Cette demande d’exonération doit être formulée devant le juge dans un délai de cinq mois à compter de la découverte de la dette. En cas d’acceptation, l’héritier peut être totalement ou partiellement libéré de cette obligation.
4. Quels actes peuvent être réalisés sans accepter une succession ?
Avant de prendre une décision officielle, un héritier peut accomplir des actes conservatoires ou de gestion provisoire qui n’impliquent pas une acceptation tacite de la succession. Ces actes incluent :
- Le paiement des frais funéraires, des impôts dus par le défunt ou des dettes urgentes.
- La vente de biens périssables pour éviter leur dégradation, à condition que le produit de la vente soit utilisé pour régler les dettes ou déposé chez un notaire.

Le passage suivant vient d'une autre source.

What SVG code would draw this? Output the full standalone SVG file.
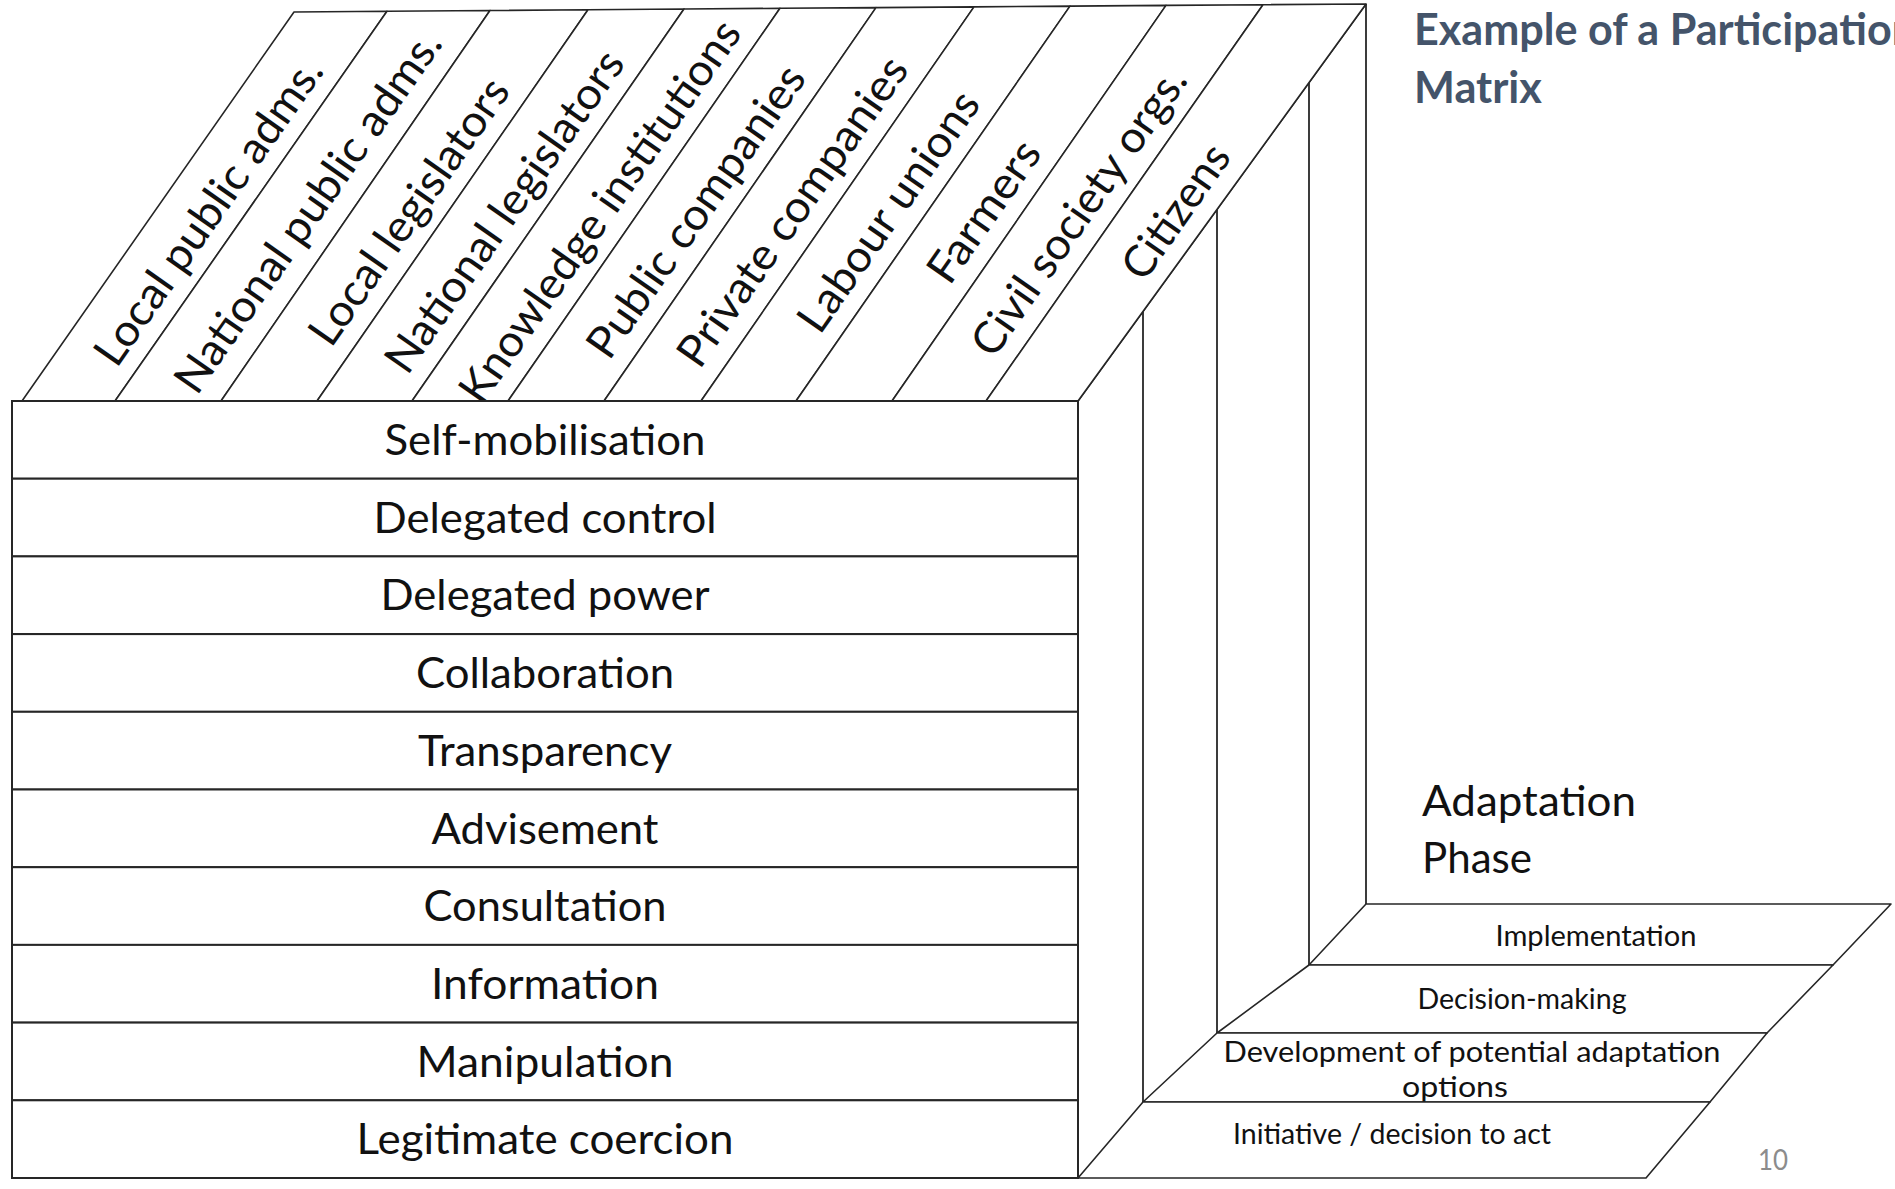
<svg xmlns="http://www.w3.org/2000/svg" width="1895" height="1189" viewBox="0 0 1895 1189">
<style>
.cell{fill:#fff;stroke:#262626;stroke-width:2}
.strip{fill:#fff;stroke:#262626;stroke-width:1.6;stroke-linejoin:round}
.ln{fill:none;stroke:#262626;stroke-width:1.8}
.t{font-family:Lato,"Liberation Sans",sans-serif;fill:#111;text-anchor:middle}
.rowt{font-size:42px}
.colt{font-size:44px}
.ph{font-size:28px}
.adapt{font-family:Lato,"Liberation Sans",sans-serif;fill:#111;font-size:42px}
.title{font-family:Lato,"Liberation Sans",sans-serif;font-weight:700;font-size:44px;fill:#44546A}
.pg{font-family:Lato,"Liberation Sans",sans-serif;font-size:29px;fill:#8c8c8c;text-anchor:middle}
</style>
<rect width="1895" height="1189" fill="#fff"/>

<g id="title">
<text class="title" x="1414" y="45" textLength="502" lengthAdjust="spacingAndGlyphs">Example of a Participation</text>
<text class="title" x="1414" y="103" textLength="128" lengthAdjust="spacingAndGlyphs">Matrix</text>
</g>

<g id="back-walls">
<line class="ln" x1="1078" y1="401" x2="1366" y2="4"/>
<line class="ln" x1="1143" y1="311" x2="1143" y2="1102"/>
<line class="ln" x1="1217" y1="209" x2="1217" y2="1033"/>
<line class="ln" x1="1309" y1="82" x2="1309" y2="965"/>
<line class="ln" x1="1366" y1="4" x2="1366" y2="904"/>
</g>

<g id="stakeholders">
<g id="col-local-public-adms"><polygon class="strip" points="22,401 115,401 387,11.3 294,12"/><text class="t colt" transform="translate(208.5 211.5) rotate(-55)" y="15" textLength="364" lengthAdjust="spacingAndGlyphs">Local public adms.</text></g>
<g id="col-national-public-adms"><polygon class="strip" points="115,401 221,401 490,10.5 387,11.3"/><text class="t colt" transform="translate(308 211.5) rotate(-55)" y="15" textLength="431" lengthAdjust="spacingAndGlyphs">National public adms.</text></g>
<g id="col-local-legislators"><polygon class="strip" points="221,401 317,401 588,9.8 490,10.5"/><text class="t colt" transform="translate(409 211.5) rotate(-55)" y="15" textLength="315" lengthAdjust="spacingAndGlyphs">Local legislators</text></g>
<g id="col-national-legislators"><polygon class="strip" points="317,401 412,401 684,9 588,9.8"/><text class="t colt" transform="translate(504.5 211.5) rotate(-55)" y="15" textLength="382" lengthAdjust="spacingAndGlyphs">National legislators</text></g>
<g id="col-knowledge-institutions"><polygon class="strip" points="412,401 508,401 780,8.3 684,9"/><text class="t colt" transform="translate(600 211.5) rotate(-55)" y="15" textLength="456" lengthAdjust="spacingAndGlyphs">Knowledge institutions</text></g>
<g id="col-public-companies"><polygon class="strip" points="508,401 604,401 876,7.6 780,8.3"/><text class="t colt" transform="translate(696 211.5) rotate(-55)" y="15" textLength="346" lengthAdjust="spacingAndGlyphs">Public companies</text></g>
<g id="col-private-companies"><polygon class="strip" points="604,401 701,401 974,6.9 876,7.6"/><text class="t colt" transform="translate(792.5 211.5) rotate(-55)" y="15" textLength="367" lengthAdjust="spacingAndGlyphs">Private companies</text></g>
<g id="col-labour-unions"><polygon class="strip" points="701,401 796,401 1070,6.1 974,6.9"/><text class="t colt" transform="translate(888.5 211.5) rotate(-55)" y="15" textLength="283" lengthAdjust="spacingAndGlyphs">Labour unions</text></g>
<g id="col-farmers"><polygon class="strip" points="796,401 892,401 1166,5.4 1070,6.1"/><text class="t colt" transform="translate(984 211.5) rotate(-55)" y="15" textLength="163" lengthAdjust="spacingAndGlyphs">Farmers</text></g>
<g id="col-civil-society-orgs"><polygon class="strip" points="892,401 986,401 1263,4.7 1166,5.4"/><text class="t colt" transform="translate(1079 211.5) rotate(-55)" y="15" textLength="341" lengthAdjust="spacingAndGlyphs">Civil society orgs.</text></g>
<g id="col-citizens"><polygon class="strip" points="986,401 1078,401 1366,4 1263,4.7"/><text class="t colt" transform="translate(1176 211.5) rotate(-55)" y="15" textLength="154" lengthAdjust="spacingAndGlyphs">Citizens</text></g>
</g>

<g id="participation-levels">
<g id="row-self-mobilisation"><rect class="cell" x="12" y="401" width="1066" height="77.7"/><text class="t rowt" x="545" y="455" textLength="321" lengthAdjust="spacingAndGlyphs">Self-mobilisation</text></g>
<g id="row-delegated-control"><rect class="cell" x="12" y="478.7" width="1066" height="77.7"/><text class="t rowt" x="545" y="532.7" textLength="343" lengthAdjust="spacingAndGlyphs">Delegated control</text></g>
<g id="row-delegated-power"><rect class="cell" x="12" y="556.4" width="1066" height="77.7"/><text class="t rowt" x="545" y="610.4" textLength="329" lengthAdjust="spacingAndGlyphs">Delegated power</text></g>
<g id="row-collaboration"><rect class="cell" x="12" y="634.1" width="1066" height="77.7"/><text class="t rowt" x="545" y="688.1" textLength="258" lengthAdjust="spacingAndGlyphs">Collaboration</text></g>
<g id="row-transparency"><rect class="cell" x="12" y="711.8" width="1066" height="77.7"/><text class="t rowt" x="545" y="765.8" textLength="254" lengthAdjust="spacingAndGlyphs">Transparency</text></g>
<g id="row-advisement"><rect class="cell" x="12" y="789.5" width="1066" height="77.7"/><text class="t rowt" x="545" y="843.5" textLength="227" lengthAdjust="spacingAndGlyphs">Advisement</text></g>
<g id="row-consultation"><rect class="cell" x="12" y="867.2" width="1066" height="77.7"/><text class="t rowt" x="545" y="921.2" textLength="243" lengthAdjust="spacingAndGlyphs">Consultation</text></g>
<g id="row-information"><rect class="cell" x="12" y="944.9" width="1066" height="77.7"/><text class="t rowt" x="545" y="998.9" textLength="228" lengthAdjust="spacingAndGlyphs">Information</text></g>
<g id="row-manipulation"><rect class="cell" x="12" y="1022.6" width="1066" height="77.7"/><text class="t rowt" x="545" y="1076.6" textLength="257" lengthAdjust="spacingAndGlyphs">Manipulation</text></g>
<g id="row-legitimate-coercion"><rect class="cell" x="12" y="1100.3" width="1066" height="77.7"/><text class="t rowt" x="545" y="1154.3" textLength="377" lengthAdjust="spacingAndGlyphs">Legitimate coercion</text></g>
</g>

<g id="adaptation-phases">
<g id="phase-label"><text class="adapt" x="1422" y="816" textLength="214" lengthAdjust="spacingAndGlyphs">Adaptation</text><text class="adapt" x="1422" y="873" textLength="110" lengthAdjust="spacingAndGlyphs">Phase</text></g>
<g id="phase-implementation"><polygon class="strip" points="1366,904 1891,904 1833,965 1309,965"/><text class="t ph" x="1596" y="946" textLength="201" lengthAdjust="spacingAndGlyphs">Implementation</text></g>
<g id="phase-decision-making"><polygon class="strip" points="1309,965 1833,965 1767,1033 1217,1033"/><text class="t ph" x="1522" y="1009" textLength="209" lengthAdjust="spacingAndGlyphs">Decision-making</text></g>
<g id="phase-development"><polygon class="strip" points="1217,1033 1767,1033 1710,1102 1143,1102"/><text class="t ph" x="1472" y="1062" textLength="497" lengthAdjust="spacingAndGlyphs">Development of potential adaptation</text><text class="t ph" x="1455" y="1097" textLength="106" lengthAdjust="spacingAndGlyphs">options</text></g>
<g id="phase-initiative"><polygon class="strip" points="1143,1102 1710,1102 1646,1178 1078,1178"/><text class="t ph" x="1392" y="1144" textLength="318" lengthAdjust="spacingAndGlyphs">Initiative / decision to act</text></g>
</g>

<g id="connectors"></g>

<text class="pg" x="1773" y="1170" textLength="30" lengthAdjust="spacingAndGlyphs">10</text>
</svg>
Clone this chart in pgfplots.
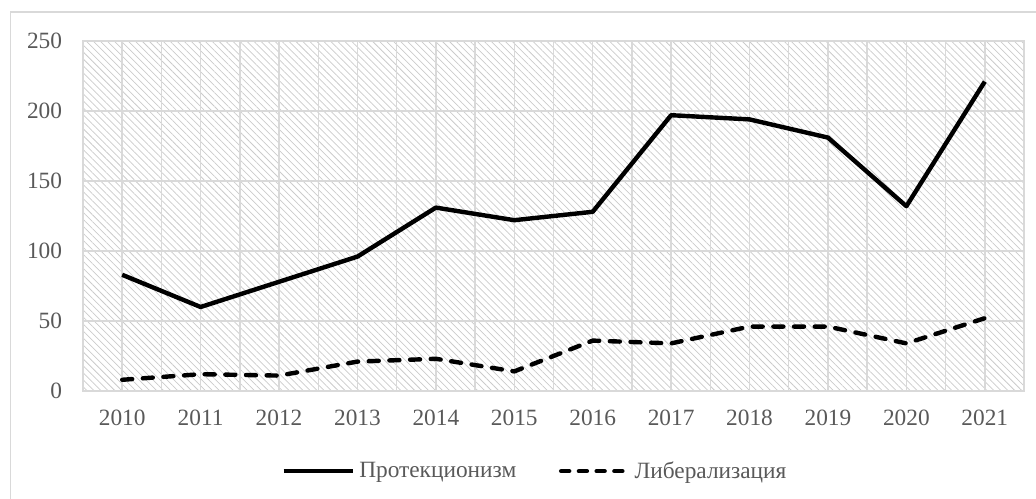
\documentclass[border=0pt]{standalone}
\usepackage{fontspec}
\setmainfont{Liberation Serif}
\usepackage{pgfplots}
\pgfplotsset{compat=1.18}
\usetikzlibrary{patterns.meta}
\definecolor{txt}{HTML}{595959}
\definecolor{grd}{HTML}{D9D9D9}
\definecolor{hatch}{HTML}{CBCBCB}

\begin{document}
\begin{tikzpicture}
% page frame: 1036x499 px at 0.75pt per px
\path[use as bounding box] (-62.25pt,-81pt) rectangle (714.75pt,293.25pt);
\draw[grd, line width=0.8pt] (-54.4pt,-81pt) -- (-54.4pt,284.25pt) -- (714.75pt,284.25pt);
\begin{axis}[
    at={(0pt,0pt)}, anchor=south west,
    scale only axis,
    width=705.75pt, height=262.5pt,
    xmin=-0.5, xmax=11.5,
    ymin=0, ymax=250,
    xtick={0,1,2,3,4,5,6,7,8,9,10,11},
    xticklabels={2010,2011,2012,2013,2014,2015,2016,2017,2018,2019,2020,2021},
    minor xtick={-0.5,0.5,1.5,2.5,3.5,4.5,5.5,6.5,7.5,8.5,9.5,10.5,11.5},
    ytick={0,50,100,150,200,250},
    grid=both,
    major grid style={grd, line width=1.1pt},
    minor grid style={grd, line width=1.1pt},
    axis line style={grd, line width=1.1pt},
    major tick length=0pt, minor tick length=0pt,
    tick label style={text=txt, font=\fontsize{17.5}{21}\selectfont},
    /pgf/number format/assume math mode=true,
    yticklabel style={inner sep=0pt, xshift=-15.5pt},
    xticklabel style={inner sep=0pt, yshift=-14pt},
    axis background/.style={pattern={Lines[angle=-45,distance=3.7pt,line width=0.55pt]}, pattern color=hatch},
    legend style={at={(0.4814,-0.229)}, anchor=center, draw=none, fill=none,
        legend columns=2, text=txt, font=\fontsize{17.5}{21}\selectfont,
        nodes={inner xsep=3pt},
        /tikz/every even column/.append style={column sep=29pt}},
    legend image code/.code={\draw[#1] (0pt,0pt) -- (52pt,0pt);},
]

% Протекционизм
\addplot[black, line width=3.3pt, line join=round] coordinates {
    (0,83) (1,60) (2,78) (3,96) (4,131) (5,122) (6,128) (7,197) (8,194) (9,181) (10,132) (11,221)
};

% Либерализация
\addplot[black, line width=3.3pt, line cap=round, line join=round, dash pattern=on 7.5pt off 8pt,
    legend image code/.code={\draw[black, line width=3.3pt, line cap=round, dash pattern=on 6pt off 7.3pt] (1.6pt,0pt) -- (52pt,0pt);}] coordinates {
    (0,8) (1,12) (2,11) (3,21) (4,23) (5,14) (6,36) (7,34) (8,46) (9,46) (10,34) (11,52)
};

\legend{Протекционизм, Либерализация}
\end{axis}
\end{tikzpicture}
\end{document}
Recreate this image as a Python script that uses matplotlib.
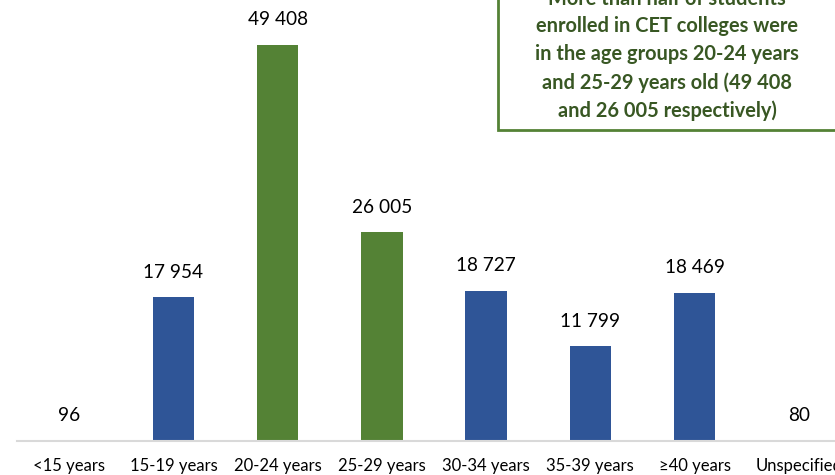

- La protection des biens successoraux, par exemple en souscrivant une assurance pour éviter des pertes.
Ces actes doivent être strictement limités à la préservation du patrimoine et ne doivent pas engager l’héritier dans des démarches impliquant une volonté d’accepter.
5. Que signifie renoncer à une succession, et quelles sont les conséquences ?
Renoncer à une succession signifie que l’héritier est juridiquement considéré comme n’ayant jamais hérité. Cela implique qu’il :
- Ne reçoit aucun bien, mais également aucune dette de la succession, sauf certaines obligations spécifiques comme les frais funéraires.
- Peut être représenté par ses enfants, qui héritent à sa place dans le cadre de la représentation successorale. Par exemple, si un père renonce, ses enfants peuvent être appelés à sa place.
- Reste tenu d’éventuelles compensations si une donation antérieurement reçue porte atteinte à la réserve héréditaire des autres héritiers.
Pour renoncer à une succession, il est nécessaire de déposer une déclaration officielle auprès du greffe du tribunal judiciaire ou de passer par un notaire. Cette démarche n’a pas besoin d’être motivée, mais elle doit être claire et irrévocable, sauf si un autre délai est ouvert par la loi.